## Given data

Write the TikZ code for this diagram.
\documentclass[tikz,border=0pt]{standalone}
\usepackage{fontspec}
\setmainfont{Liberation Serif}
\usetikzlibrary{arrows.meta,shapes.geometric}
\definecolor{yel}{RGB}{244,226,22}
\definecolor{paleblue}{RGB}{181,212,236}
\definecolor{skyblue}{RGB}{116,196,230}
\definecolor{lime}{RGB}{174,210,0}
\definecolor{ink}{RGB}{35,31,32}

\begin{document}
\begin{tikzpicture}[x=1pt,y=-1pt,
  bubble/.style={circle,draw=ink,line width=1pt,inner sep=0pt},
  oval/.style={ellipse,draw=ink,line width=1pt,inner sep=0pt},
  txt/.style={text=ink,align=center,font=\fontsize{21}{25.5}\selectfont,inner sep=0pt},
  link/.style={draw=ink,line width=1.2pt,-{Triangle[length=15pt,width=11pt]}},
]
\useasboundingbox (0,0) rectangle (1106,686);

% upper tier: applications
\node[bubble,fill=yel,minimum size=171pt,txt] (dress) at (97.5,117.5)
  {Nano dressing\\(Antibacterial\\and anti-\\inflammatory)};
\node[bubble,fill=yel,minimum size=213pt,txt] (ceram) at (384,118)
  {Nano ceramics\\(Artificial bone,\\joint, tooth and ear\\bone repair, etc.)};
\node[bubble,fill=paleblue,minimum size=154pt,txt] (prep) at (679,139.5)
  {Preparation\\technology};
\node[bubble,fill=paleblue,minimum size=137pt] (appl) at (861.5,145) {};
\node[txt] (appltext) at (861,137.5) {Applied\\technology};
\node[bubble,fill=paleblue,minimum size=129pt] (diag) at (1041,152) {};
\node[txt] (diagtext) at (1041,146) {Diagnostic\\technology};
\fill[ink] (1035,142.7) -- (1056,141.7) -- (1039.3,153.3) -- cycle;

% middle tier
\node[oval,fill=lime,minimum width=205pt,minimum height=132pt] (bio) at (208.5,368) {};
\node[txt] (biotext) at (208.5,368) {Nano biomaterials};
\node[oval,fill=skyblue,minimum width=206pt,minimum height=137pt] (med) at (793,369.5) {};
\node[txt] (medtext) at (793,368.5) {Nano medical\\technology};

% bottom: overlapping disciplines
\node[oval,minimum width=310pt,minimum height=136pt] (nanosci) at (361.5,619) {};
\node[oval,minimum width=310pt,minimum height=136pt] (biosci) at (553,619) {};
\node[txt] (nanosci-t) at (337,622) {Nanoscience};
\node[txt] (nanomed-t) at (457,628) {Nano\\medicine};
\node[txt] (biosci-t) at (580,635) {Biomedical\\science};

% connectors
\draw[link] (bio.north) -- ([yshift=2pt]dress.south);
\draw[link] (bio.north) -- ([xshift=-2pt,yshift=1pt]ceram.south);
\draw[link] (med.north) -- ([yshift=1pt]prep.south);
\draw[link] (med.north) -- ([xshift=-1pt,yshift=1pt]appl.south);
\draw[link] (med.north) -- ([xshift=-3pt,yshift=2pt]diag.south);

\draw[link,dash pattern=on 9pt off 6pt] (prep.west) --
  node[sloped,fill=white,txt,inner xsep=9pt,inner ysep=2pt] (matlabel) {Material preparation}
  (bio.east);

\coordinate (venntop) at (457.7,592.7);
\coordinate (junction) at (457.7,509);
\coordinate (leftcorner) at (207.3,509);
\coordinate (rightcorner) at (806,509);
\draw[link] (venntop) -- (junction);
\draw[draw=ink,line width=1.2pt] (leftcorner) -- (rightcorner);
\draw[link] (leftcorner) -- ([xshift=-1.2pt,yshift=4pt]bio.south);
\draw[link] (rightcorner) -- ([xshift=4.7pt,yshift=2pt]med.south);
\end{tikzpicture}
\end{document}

## Task instructions
Repeat every line of the material exactly as given.

## Written answer
Write the TikZ code for this diagram.
\documentclass[tikz,border=0pt]{standalone}
\usepackage{fontspec}
\setmainfont{Liberation Serif}
\usetikzlibrary{arrows.meta,shapes.geometric}
\definecolor{yel}{RGB}{244,226,22}
\definecolor{paleblue}{RGB}{181,212,236}
\definecolor{skyblue}{RGB}{116,196,230}
\definecolor{lime}{RGB}{174,210,0}
\definecolor{ink}{RGB}{35,31,32}

\begin{document}
\begin{tikzpicture}[x=1pt,y=-1pt,
  bubble/.style={circle,draw=ink,line width=1pt,inner sep=0pt},
  oval/.style={ellipse,draw=ink,line width=1pt,inner sep=0pt},
  txt/.style={text=ink,align=center,font=\fontsize{21}{25.5}\selectfont,inner sep=0pt},
  link/.style={draw=ink,line width=1.2pt,-{Triangle[length=15pt,width=11pt]}},
]
\useasboundingbox (0,0) rectangle (1106,686);

% upper tier: applications
\node[bubble,fill=yel,minimum size=171pt,txt] (dress) at (97.5,117.5)
  {Nano dressing\\(Antibacterial\\and anti-\\inflammatory)};
\node[bubble,fill=yel,minimum size=213pt,txt] (ceram) at (384,118)
  {Nano ceramics\\(Artificial bone,\\joint, tooth and ear\\bone repair, etc.)};
\node[bubble,fill=paleblue,minimum size=154pt,txt] (prep) at (679,139.5)
  {Preparation\\technology};
\node[bubble,fill=paleblue,minimum size=137pt] (appl) at (861.5,145) {};
\node[txt] (appltext) at (861,137.5) {Applied\\technology};
\node[bubble,fill=paleblue,minimum size=129pt] (diag) at (1041,152) {};
\node[txt] (diagtext) at (1041,146) {Diagnostic\\technology};
\fill[ink] (1035,142.7) -- (1056,141.7) -- (1039.3,153.3) -- cycle;

% middle tier
\node[oval,fill=lime,minimum width=205pt,minimum height=132pt] (bio) at (208.5,368) {};
\node[txt] (biotext) at (208.5,368) {Nano biomaterials};
\node[oval,fill=skyblue,minimum width=206pt,minimum height=137pt] (med) at (793,369.5) {};
\node[txt] (medtext) at (793,368.5) {Nano medical\\technology};

% bottom: overlapping disciplines
\node[oval,minimum width=310pt,minimum height=136pt] (nanosci) at (361.5,619) {};
\node[oval,minimum width=310pt,minimum height=136pt] (biosci) at (553,619) {};
\node[txt] (nanosci-t) at (337,622) {Nanoscience};
\node[txt] (nanomed-t) at (457,628) {Nano\\medicine};
\node[txt] (biosci-t) at (580,635) {Biomedical\\science};

% connectors
\draw[link] (bio.north) -- ([yshift=2pt]dress.south);
\draw[link] (bio.north) -- ([xshift=-2pt,yshift=1pt]ceram.south);
\draw[link] (med.north) -- ([yshift=1pt]prep.south);
\draw[link] (med.north) -- ([xshift=-1pt,yshift=1pt]appl.south);
\draw[link] (med.north) -- ([xshift=-3pt,yshift=2pt]diag.south);

\draw[link,dash pattern=on 9pt off 6pt] (prep.west) --
  node[sloped,fill=white,txt,inner xsep=9pt,inner ysep=2pt] (matlabel) {Material preparation}
  (bio.east);

\coordinate (venntop) at (457.7,592.7);
\coordinate (junction) at (457.7,509);
\coordinate (leftcorner) at (207.3,509);
\coordinate (rightcorner) at (806,509);
\draw[link] (venntop) -- (junction);
\draw[draw=ink,line width=1.2pt] (leftcorner) -- (rightcorner);
\draw[link] (leftcorner) -- ([xshift=-1.2pt,yshift=4pt]bio.south);
\draw[link] (rightcorner) -- ([xshift=4.7pt,yshift=2pt]med.south);
\end{tikzpicture}
\end{document}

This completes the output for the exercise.